Я заметил замполита минометного батальона бригады капитана Михайлова. Поздоровались. Рассказал ему, как тогда выручил нас под Сагами лейтенант Литвиненко.

— Федя не только может здорово воевать,— заметил Дмитрий Васильевич.— Песенник и гитарист отменный. А в чечетке с пулеметом может посоревноваться...

В тесный круг попали комсорги мотострелковых батальонов Леонид Рылеев и Сергей Чаадаев, которых в 5-й бригаде называли «наши декабристы». Не раз случалось так, что там, где было трудно, в первых рядах наступавших шли комсомольские вожаки.

У минометчиков особая тема разговора.

Командир расчета старший сержант Евлахов подтрунивал над своим наводчиком младшим сержантом Акулининым:

— А поведай-ка нам, юноша, как ты с миной на лодочке катался?

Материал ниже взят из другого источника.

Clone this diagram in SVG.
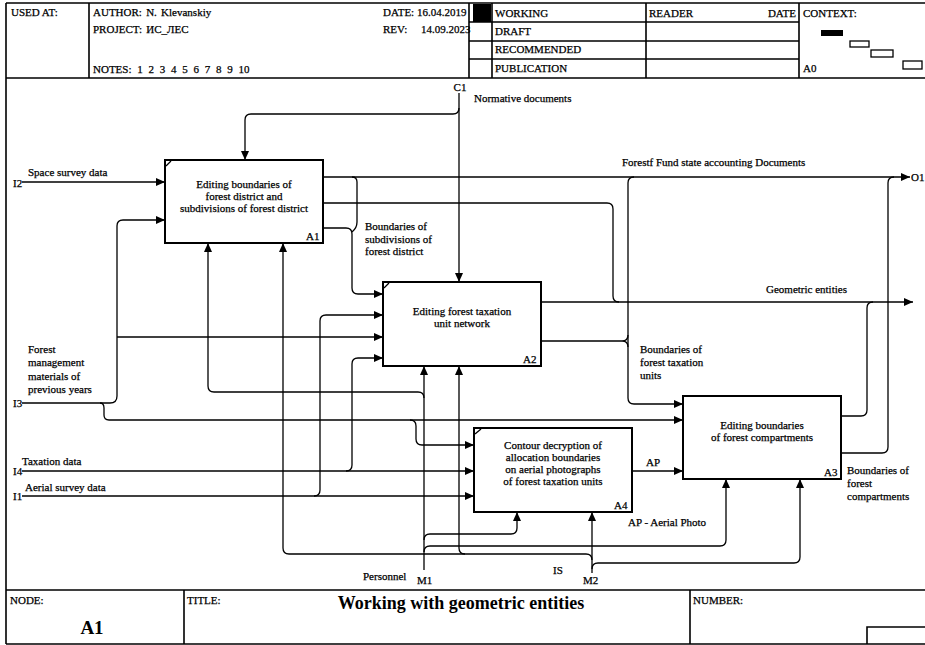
<svg xmlns="http://www.w3.org/2000/svg" width="925" height="645" viewBox="0 0 925 645">
  <style>
    .t { font-family: "Liberation Serif", "Times New Roman", serif; font-size: 11px; fill: #000; stroke: #000; stroke-width: 0.25; }
    .c { text-anchor: middle; }
    .box { fill: #fff; stroke: #000; stroke-width: 2; }
    .ln { fill: none; stroke: #000; stroke-width: 1.3; }
    .fr { fill: none; stroke: #000; stroke-width: 1.6; }
    .title { font-family: "Liberation Serif", "Times New Roman", serif; font-weight: bold; fill: #000; }
  </style>
  <defs>
    <marker id="arr" markerUnits="userSpaceOnUse" markerWidth="9" markerHeight="8" refX="9" refY="4" orient="auto">
      <path d="M0,0 L9,4 L0,8 z" fill="#000"/>
    </marker>
  </defs>
  <rect width="925" height="645" fill="#fff"/>

  <!-- Form frame: header and footer -->
  <g id="frame">
    <path class="fr" d="M6 3 H925 M6 3 V644 M6 644 H925 M6 78 H925 M6 590 H925"/>
    <path class="fr" d="M89 3 V78 M469 3 V78 M492 3 V78 M646 3 V78 M799 3 V78"/>
    <path class="fr" d="M469 22 H799 M469 41 H799 M469 59 H799"/>
    <rect x="473" y="4" width="18" height="18" fill="#000"/>
    <path class="fr" d="M184 590 V644 M690 590 V644 M867 644 V627 H925"/>
    <rect x="821" y="30" width="22" height="6" fill="#000"/>
    <rect x="850" y="41" width="19" height="6" fill="none" stroke="#000" stroke-width="1.3"/>
    <rect x="871" y="50" width="22" height="7" fill="none" stroke="#000" stroke-width="1.3"/>
    <rect x="903" y="61" width="19" height="8" fill="none" stroke="#000" stroke-width="1.3"/>

    <text class="t" x="11" y="16">USED AT:</text>
    <text class="t" x="93" y="16" word-spacing="1.5">AUTHOR: N. Klevanskiy</text>
    <text class="t" x="93" y="33" word-spacing="1.5">PROJECT: ИС_ЛЕС</text>
    <text class="t" x="93" y="73" word-spacing="3">NOTES: 1 2 3 4 5 6 7 8 9 10</text>
    <text class="t" x="383" y="16">DATE: 16.04.2019</text>
    <text class="t" x="383" y="33">REV:</text>
    <text class="t" x="421" y="33">14.09.2023</text>
    <text class="t" x="495" y="17">WORKING</text>
    <text class="t" x="495" y="35">DRAFT</text>
    <text class="t" x="495" y="53">RECOMMENDED</text>
    <text class="t" x="495" y="72">PUBLICATION</text>
    <text class="t" x="649" y="17">READER</text>
    <text class="t" x="796" y="17" text-anchor="end">DATE</text>
    <text class="t" x="803" y="17">CONTEXT:</text>
    <text class="t" x="803" y="72">A0</text>

    <text class="t" x="10" y="604">NODE:</text>
    <text class="title" x="92" y="634" font-size="19" text-anchor="middle">A1</text>
    <text class="t" x="187" y="604">TITLE:</text>
    <text class="title" x="461" y="609" font-size="18" text-anchor="middle">Working with geometric entities</text>
    <text class="t" x="693" y="604">NUMBER:</text>
  </g>

  <!-- Arrows between activities -->
  <g id="connectors">
    <!-- C1 control -->
    <path class="ln" d="M459 93 V282" marker-end="url(#arr)"/>
    <path class="ln" d="M459 108 Q459 114 453 114 H251 Q245 114 245 120 V160" marker-end="url(#arr)"/>
    <!-- I2 -->
    <path class="ln" d="M22 182 H165" marker-end="url(#arr)"/>
    <!-- I3 -->
    <path class="ln" d="M22 403 H110 Q117 403 117 396 V226 Q117 220 123 220 H165" marker-end="url(#arr)"/>
    <path class="ln" d="M117 337 H383" marker-end="url(#arr)"/>
    <path class="ln" d="M100 403 Q104 403 104 408 V415 Q104 420 109 420 H683" marker-end="url(#arr)"/>
    <path class="ln" d="M410 420 Q416 420 416 426 V439 Q416 445 422 445 H474" marker-end="url(#arr)"/>
    <!-- I4 -->
    <path class="ln" d="M22 471 H474" marker-end="url(#arr)"/>
    <path class="ln" d="M346 471 Q352 471 352 465 V364 Q352 358 358 358 H383" marker-end="url(#arr)"/>
    <!-- I1 -->
    <path class="ln" d="M22 496 H474" marker-end="url(#arr)"/>
    <path class="ln" d="M314 496 Q320 496 320 490 V321 Q320 315 326 315 H383" marker-end="url(#arr)"/>
    <!-- A1 outputs -->
    <path class="ln" d="M323 177 H910" marker-end="url(#arr)"/>
    <path class="ln" d="M323 203 H607 Q613 203 613 209 V296 Q613 302 619 302"/>
    <path class="ln" d="M323 228 H346 Q352 228 352 234 V288 Q352 294 358 294 H383" marker-end="url(#arr)"/>
    <path class="ln" d="M352 177 Q357 177 357 182 V222 Q357 228 352 232"/>
    <!-- A2 outputs -->
    <path class="ln" d="M541 302 H913" marker-end="url(#arr)"/>
    <path class="ln" d="M541 341 H622 Q628 341 628 335 M622 341 Q628 341 628 347"/>
    <path class="ln" d="M634 177 Q628 177 628 183 V398 Q628 404 634 404 H683" marker-end="url(#arr)"/>
    <!-- A3 outputs -->
    <path class="ln" d="M841 416 H861 Q867 416 867 410 V308 Q867 302 873 302"/>
    <path class="ln" d="M841 453 H882 Q888 453 888 447 V183 Q888 177 894 177"/>
    <!-- AP -->
    <path class="ln" d="M632 471 H683" marker-end="url(#arr)"/>
    <!-- M1 mechanism -->
    <path class="ln" d="M424 570 V366" marker-end="url(#arr)"/>
    <path class="ln" d="M424 398 Q424 392 418 392 H214 Q208 392 208 386 V243" marker-end="url(#arr)"/>
    <path class="ln" d="M424 540 Q424 534 430 534 H511 Q517 534 517 528 V512" marker-end="url(#arr)" stroke-width="2"/>
    <path class="ln" d="M424 552 Q424 546 430 546 H720 Q726 546 726 540 V479" marker-end="url(#arr)"/>
    <!-- M2 mechanism -->
    <path class="ln" d="M592 573 V512" marker-end="url(#arr)"/>
    <path class="ln" d="M592 560 Q592 554 586 554 H289 Q283 554 283 548 V243" marker-end="url(#arr)"/>
    <path class="ln" d="M465 554 Q459 554 459 548 V366" marker-end="url(#arr)"/>
    <path class="ln" d="M592 569 Q592 563 598 563 H794 Q800 563 800 557 V479" marker-end="url(#arr)"/>

    <!-- arrow labels -->
    <text class="t" x="460" y="91" text-anchor="middle">C1</text>
    <text class="t" x="474" y="102">Normative documents</text>
    <text class="t" x="13" y="187">I2</text>
    <text class="t" x="28" y="176">Space survey data</text>
    <text class="t" x="13" y="407">I3</text>
    <text class="t" x="28" y="353">Forest</text>
    <text class="t" x="28" y="366">management</text>
    <text class="t" x="28" y="380">materials of</text>
    <text class="t" x="28" y="393">previous years</text>
    <text class="t" x="13" y="475">I4</text>
    <text class="t" x="22" y="465">Taxation data</text>
    <text class="t" x="13" y="500">I1</text>
    <text class="t" x="25" y="491">Aerial survey data</text>
    <text class="t" x="911" y="181" font-size="10">O1</text>
    <text class="t" x="622" y="166">Forestf Fund state accounting Documents</text>
    <text class="t" x="365" y="230">Boundaries of</text>
    <text class="t" x="365" y="243">subdivisions of</text>
    <text class="t" x="365" y="255">forest district</text>
    <text class="t" x="766" y="293">Geometric entities</text>
    <text class="t" x="640" y="353">Boundaries of</text>
    <text class="t" x="640" y="366">forest taxation</text>
    <text class="t" x="640" y="379">units</text>
    <text class="t" x="646" y="466">AP</text>
    <text class="t" x="847" y="474">Boundaries of</text>
    <text class="t" x="847" y="487">forest</text>
    <text class="t" x="847" y="500">compartments</text>
    <text class="t" x="628" y="526">AP - Aerial Photo</text>
    <text class="t" x="363" y="580">Personnel</text>
    <text class="t" x="417" y="584">M1</text>
    <text class="t" x="553" y="574">IS</text>
    <text class="t" x="583" y="584">M2</text>
  </g>

  <!-- Activities -->
  <g id="A1">
    <rect class="box" x="165" y="160" width="158" height="83"/>
    <path class="ln" d="M166 166 L171 161"/>
    <text class="t c" x="244" y="188">Editing boundaries of</text>
    <text class="t c" x="244" y="200">forest district and</text>
    <text class="t c" x="244" y="212">subdivisions of forest district</text>
    <text class="t" x="306" y="240">A1</text>
  </g>
  <g id="A2">
    <rect class="box" x="383" y="282" width="158" height="84"/>
    <path class="ln" d="M384 288 L389 283"/>
    <text class="t c" x="462" y="315">Editing forest taxation</text>
    <text class="t c" x="462" y="327">unit network</text>
    <text class="t" x="523" y="363">A2</text>
  </g>
  <g id="A3">
    <rect class="box" x="683" y="396" width="158" height="83"/>
    <text class="t c" x="762" y="429">Editing boundaries</text>
    <text class="t c" x="762" y="441">of forest compartments</text>
    <text class="t" x="824" y="476">A3</text>
  </g>
  <g id="A4">
    <rect class="box" x="474" y="428" width="158" height="84"/>
    <path class="ln" d="M475 434 L481 429"/>
    <text class="t c" x="553" y="449">Contour decryption of</text>
    <text class="t c" x="553" y="461">allocation boundaries</text>
    <text class="t c" x="553" y="473">on aerial photographs</text>
    <text class="t c" x="553" y="485">of forest taxation units</text>
    <text class="t" x="614" y="509">A4</text>
  </g>
</svg>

— Вот вам сейчас смешно, товарищ старший сержант, а тогда хоть одна капля коснулась бы взрывателя, и пошли бы мы с вами к ракам на завтрак. Но все по порядку.

— ...В лодку не входил, а вползал. На шее связка мин, а на дне — вода. Худая посудина попалась. А тут еще волна как шибанет в борт! Раз, другой... Ну, думаю, амба! Наша гондольерша — местная дивчина, которая помогала переправляться,— чуть весла не упустила. Напугал ее мой вид. «Не бойтесь,— стал успокаивать.— Мои мины взрываются только на головах фрицев». Хотел ей улыбнуться, но горло перехватило, да еще монисто мин дыхание затрудняло. Думаю, нужно осторожно освободиться от тяжелого груза. Повернул голову — и оторопь взяла: на одной из мин взрыватель ярко-розовый. Все! Смерть стоит рядом. Достаточно капельки воды, толчка — взлетим на воздух. Я кусал губы, мысленно умолял лодочницу — скорее, милая, причаливай к берегу... До сих пор не помню — поблагодарил ее или нет, когда еле живой оставил лодку. К сожалению, ни имени ее не знаю, ни адреса. Но будь большим начальником, обязательно наградил бы ее за такой подвиг. Солдату умирать положено, а ведь она женщина, будущая мать... Вот так-то мы, товарищ старший сержант, с милой, то есть с миной, катались.

— Да,— поскреб затылок Евлахов,— шутка не получилась.